Dataset excerpt:

** BEGIN **

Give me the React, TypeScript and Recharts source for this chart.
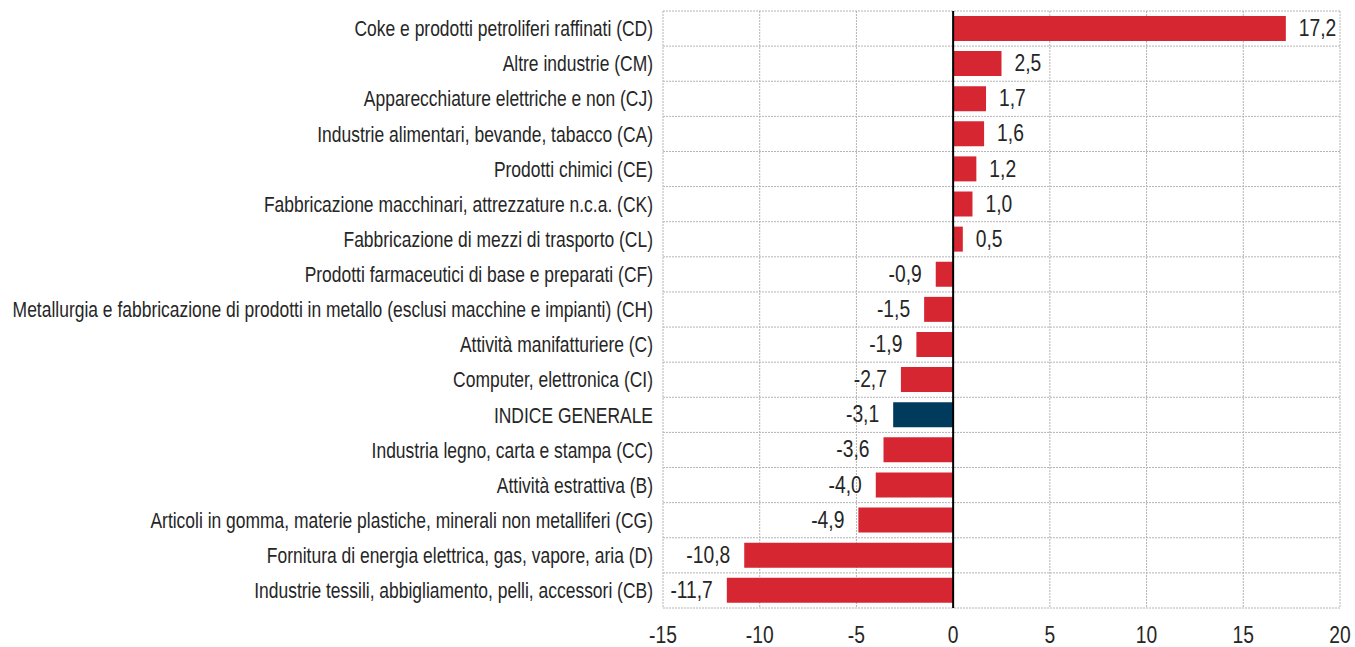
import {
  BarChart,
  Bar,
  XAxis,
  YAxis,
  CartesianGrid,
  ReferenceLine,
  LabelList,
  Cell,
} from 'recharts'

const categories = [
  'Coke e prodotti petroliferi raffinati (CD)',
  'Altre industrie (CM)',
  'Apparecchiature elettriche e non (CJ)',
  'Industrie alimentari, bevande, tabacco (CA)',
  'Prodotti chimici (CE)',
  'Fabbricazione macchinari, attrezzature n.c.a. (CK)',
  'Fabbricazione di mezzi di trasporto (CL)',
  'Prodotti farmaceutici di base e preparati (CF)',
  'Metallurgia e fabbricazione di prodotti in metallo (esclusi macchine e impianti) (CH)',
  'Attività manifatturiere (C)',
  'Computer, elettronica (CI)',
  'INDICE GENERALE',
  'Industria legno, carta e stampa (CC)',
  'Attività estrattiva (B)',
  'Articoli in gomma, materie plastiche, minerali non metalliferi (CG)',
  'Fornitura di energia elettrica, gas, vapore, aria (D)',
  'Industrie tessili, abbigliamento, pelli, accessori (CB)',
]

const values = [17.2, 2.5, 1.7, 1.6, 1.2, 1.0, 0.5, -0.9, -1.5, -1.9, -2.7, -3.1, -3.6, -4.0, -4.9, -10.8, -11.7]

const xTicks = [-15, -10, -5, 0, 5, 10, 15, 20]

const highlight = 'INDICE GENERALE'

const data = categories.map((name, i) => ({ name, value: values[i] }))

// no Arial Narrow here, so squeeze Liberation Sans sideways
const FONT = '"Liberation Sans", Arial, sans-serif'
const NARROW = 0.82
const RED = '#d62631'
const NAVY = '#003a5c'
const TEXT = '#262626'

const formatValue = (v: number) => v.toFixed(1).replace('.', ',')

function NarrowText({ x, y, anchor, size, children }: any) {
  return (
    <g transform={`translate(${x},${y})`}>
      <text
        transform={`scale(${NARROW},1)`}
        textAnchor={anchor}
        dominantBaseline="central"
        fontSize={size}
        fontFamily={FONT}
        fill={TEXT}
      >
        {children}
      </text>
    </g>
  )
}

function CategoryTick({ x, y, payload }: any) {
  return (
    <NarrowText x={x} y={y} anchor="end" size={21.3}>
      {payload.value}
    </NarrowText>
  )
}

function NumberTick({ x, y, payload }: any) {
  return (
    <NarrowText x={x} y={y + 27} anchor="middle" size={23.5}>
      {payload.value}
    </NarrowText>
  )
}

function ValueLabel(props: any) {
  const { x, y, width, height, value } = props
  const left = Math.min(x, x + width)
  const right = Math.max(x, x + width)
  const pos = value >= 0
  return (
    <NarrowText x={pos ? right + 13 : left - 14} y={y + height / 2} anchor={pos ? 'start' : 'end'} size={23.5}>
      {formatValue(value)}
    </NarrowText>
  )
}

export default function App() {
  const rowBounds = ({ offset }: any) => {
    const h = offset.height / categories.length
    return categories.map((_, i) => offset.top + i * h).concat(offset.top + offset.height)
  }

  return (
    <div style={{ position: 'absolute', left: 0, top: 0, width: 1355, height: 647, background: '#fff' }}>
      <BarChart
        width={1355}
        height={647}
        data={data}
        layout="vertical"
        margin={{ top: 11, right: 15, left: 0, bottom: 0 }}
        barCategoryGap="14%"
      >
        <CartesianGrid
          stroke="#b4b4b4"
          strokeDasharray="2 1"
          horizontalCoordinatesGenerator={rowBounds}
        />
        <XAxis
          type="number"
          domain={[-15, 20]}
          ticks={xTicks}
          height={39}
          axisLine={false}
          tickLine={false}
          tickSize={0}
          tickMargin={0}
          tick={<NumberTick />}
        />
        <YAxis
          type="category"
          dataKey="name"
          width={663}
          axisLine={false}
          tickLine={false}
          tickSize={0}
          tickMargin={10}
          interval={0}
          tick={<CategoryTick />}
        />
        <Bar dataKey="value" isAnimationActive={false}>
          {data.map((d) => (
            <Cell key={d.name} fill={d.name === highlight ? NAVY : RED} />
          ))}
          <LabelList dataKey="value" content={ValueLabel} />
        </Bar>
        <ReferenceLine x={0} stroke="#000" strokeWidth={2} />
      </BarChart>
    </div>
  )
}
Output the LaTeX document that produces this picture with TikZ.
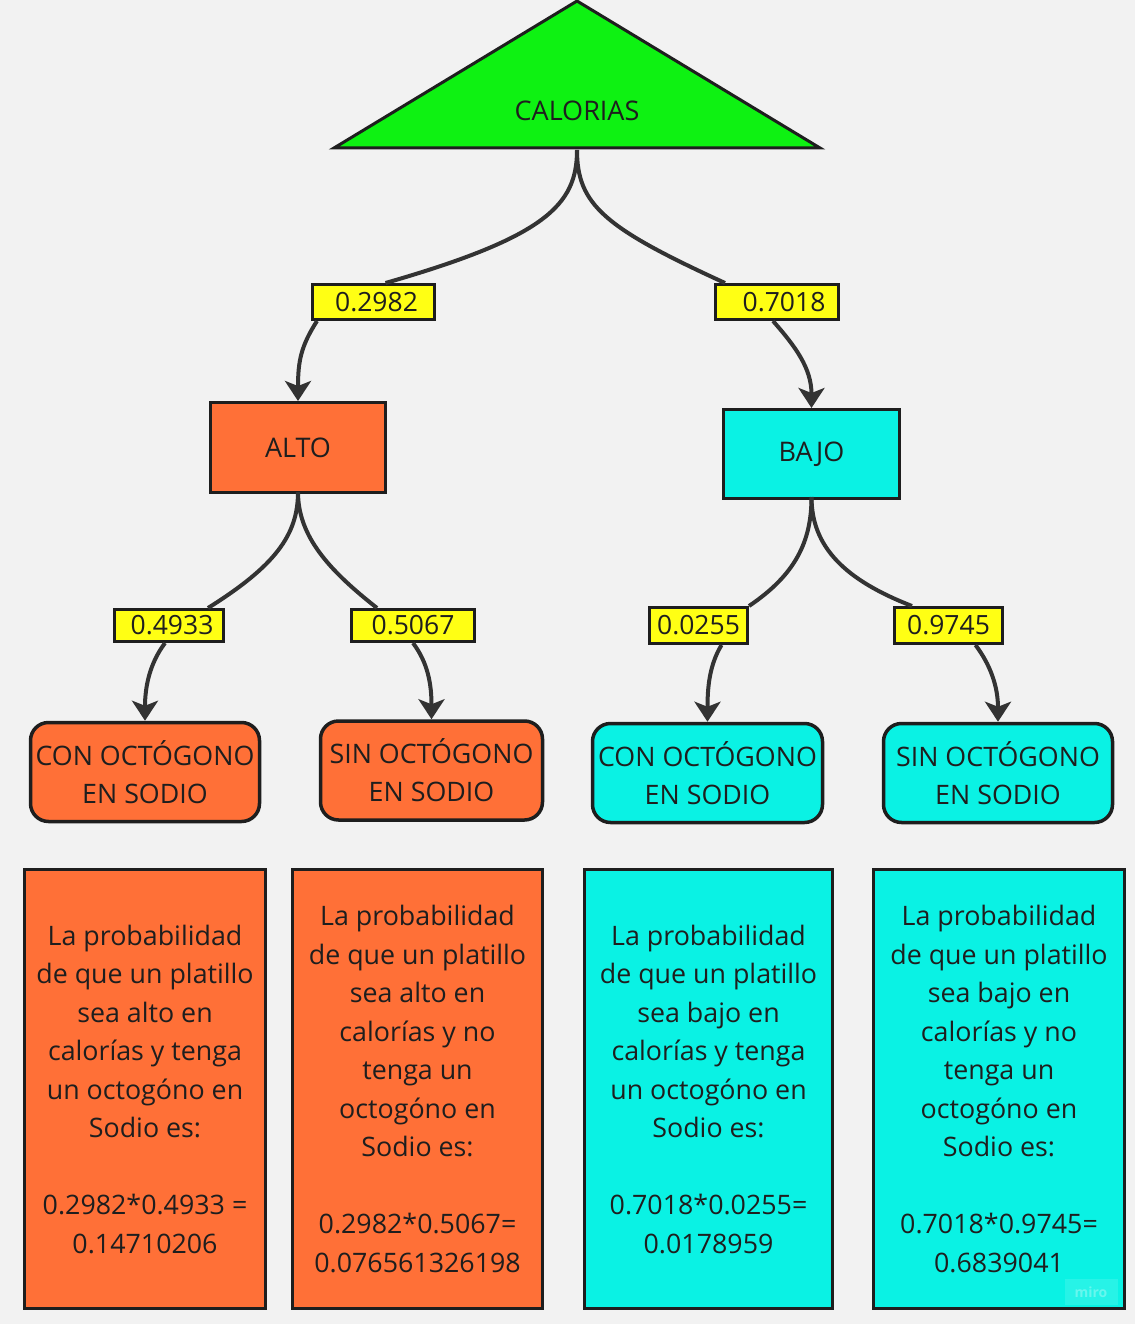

** END **

Requirements: Transcribe each entry above exactly, apart from the pictures.

The completed task:
Give me the React, TypeScript and Recharts source for this chart.
import {
  BarChart,
  Bar,
  XAxis,
  YAxis,
  CartesianGrid,
  ReferenceLine,
  LabelList,
  Cell,
} from 'recharts'

const categories = [
  'Coke e prodotti petroliferi raffinati (CD)',
  'Altre industrie (CM)',
  'Apparecchiature elettriche e non (CJ)',
  'Industrie alimentari, bevande, tabacco (CA)',
  'Prodotti chimici (CE)',
  'Fabbricazione macchinari, attrezzature n.c.a. (CK)',
  'Fabbricazione di mezzi di trasporto (CL)',
  'Prodotti farmaceutici di base e preparati (CF)',
  'Metallurgia e fabbricazione di prodotti in metallo (esclusi macchine e impianti) (CH)',
  'Attività manifatturiere (C)',
  'Computer, elettronica (CI)',
  'INDICE GENERALE',
  'Industria legno, carta e stampa (CC)',
  'Attività estrattiva (B)',
  'Articoli in gomma, materie plastiche, minerali non metalliferi (CG)',
  'Fornitura di energia elettrica, gas, vapore, aria (D)',
  'Industrie tessili, abbigliamento, pelli, accessori (CB)',
]

const values = [17.2, 2.5, 1.7, 1.6, 1.2, 1.0, 0.5, -0.9, -1.5, -1.9, -2.7, -3.1, -3.6, -4.0, -4.9, -10.8, -11.7]

const xTicks = [-15, -10, -5, 0, 5, 10, 15, 20]

const highlight = 'INDICE GENERALE'

const data = categories.map((name, i) => ({ name, value: values[i] }))

// no Arial Narrow here, so squeeze Liberation Sans sideways
const FONT = '"Liberation Sans", Arial, sans-serif'
const NARROW = 0.82
const RED = '#d62631'
const NAVY = '#003a5c'
const TEXT = '#262626'

const formatValue = (v: number) => v.toFixed(1).replace('.', ',')

function NarrowText({ x, y, anchor, size, children }: any) {
  return (
    <g transform={`translate(${x},${y})`}>
      <text
        transform={`scale(${NARROW},1)`}
        textAnchor={anchor}
        dominantBaseline="central"
        fontSize={size}
        fontFamily={FONT}
        fill={TEXT}
      >
        {children}
      </text>
    </g>
  )
}

function CategoryTick({ x, y, payload }: any) {
  return (
    <NarrowText x={x} y={y} anchor="end" size={21.3}>
      {payload.value}
    </NarrowText>
  )
}

function NumberTick({ x, y, payload }: any) {
  return (
    <NarrowText x={x} y={y + 27} anchor="middle" size={23.5}>
      {payload.value}
    </NarrowText>
  )
}

function ValueLabel(props: any) {
  const { x, y, width, height, value } = props
  const left = Math.min(x, x + width)
  const right = Math.max(x, x + width)
  const pos = value >= 0
  return (
    <NarrowText x={pos ? right + 13 : left - 14} y={y + height / 2} anchor={pos ? 'start' : 'end'} size={23.5}>
      {formatValue(value)}
    </NarrowText>
  )
}

export default function App() {
  const rowBounds = ({ offset }: any) => {
    const h = offset.height / categories.length
    return categories.map((_, i) => offset.top + i * h).concat(offset.top + offset.height)
  }

  return (
    <div style={{ position: 'absolute', left: 0, top: 0, width: 1355, height: 647, background: '#fff' }}>
      <BarChart
        width={1355}
        height={647}
        data={data}
        layout="vertical"
        margin={{ top: 11, right: 15, left: 0, bottom: 0 }}
        barCategoryGap="14%"
      >
        <CartesianGrid
          stroke="#b4b4b4"
          strokeDasharray="2 1"
          horizontalCoordinatesGenerator={rowBounds}
        />
        <XAxis
          type="number"
          domain={[-15, 20]}
          ticks={xTicks}
          height={39}
          axisLine={false}
          tickLine={false}
          tickSize={0}
          tickMargin={0}
          tick={<NumberTick />}
        />
        <YAxis
          type="category"
          dataKey="name"
          width={663}
          axisLine={false}
          tickLine={false}
          tickSize={0}
          tickMargin={10}
          interval={0}
          tick={<CategoryTick />}
        />
        <Bar dataKey="value" isAnimationActive={false}>
          {data.map((d) => (
            <Cell key={d.name} fill={d.name === highlight ? NAVY : RED} />
          ))}
          <LabelList dataKey="value" content={ValueLabel} />
        </Bar>
        <ReferenceLine x={0} stroke="#000" strokeWidth={2} />
      </BarChart>
    </div>
  )
}
Output the LaTeX document that produces this picture with TikZ.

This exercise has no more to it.